As you already know, the real estate and housing markets have been somewhat unstable in recent years—there are times when the market is alive, but there are also occasions when the industry is less than ideal for home buyers and property investors. Because of this, economists from all around the world are trying to make sense of the past, present and future of the market. Although many believe that there are going to be rises this year, one of the conclusions that has been reached by one of the top thinkers in the field is that the interest and cash rates are expected to be cut again this coming year.

Interest Rate Cuts to Continue this Year

Cutting Back

Last year, interest rates plummeted to an all-time low, with the current interest rate resting at 2.5%. According to most current projections, interest rates are expected to level off this year with the possibility of a slight rise toward the end of the year. However, the Chief Economist at Westpac, Bill Evans, surprisingly predicts that rates will be cut further and could be down to as low as 2% by the end of the year.

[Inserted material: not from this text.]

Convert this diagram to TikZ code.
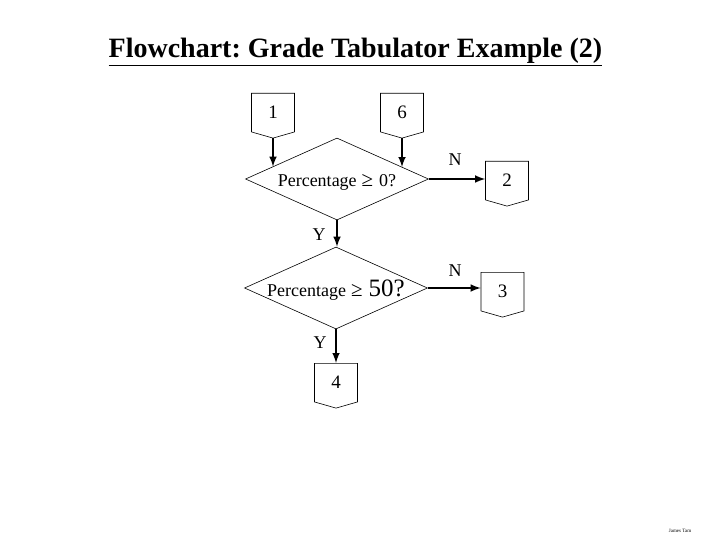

Evans may have a contrarian point of view, but he has a sound track record of being one of the most accurate forecasters of interest rates in Australia throughout the post-GFC economy.

The Future

Evans’ status as Chief Economist at Westpac affords him a unique view of the economy. Westpac has millions of dollars at stake on the accuracy of his opinions and projections. Evans bases his prediction on an unemployment rate he projects to climb to 6.5%, combined with what he sees as a “weak world economy”.

What It Means to You

There are some areas as well that are expected to have good property markets despite these cuts. Western Australia will continue to see good fortune from the still lingering effects of the mining boom. Even as the resource industry goes through its “correction” phase, Geraldton has become a mining hub. We can only see this getting better.

Going Steady

Cash and interest rates may or may not go down in 2014, but strong resource industry areas will continue to see good property markets and continue to develop stronger infrastructure. In other words, real estate will also continue to prosper in WA and the Geraldton area.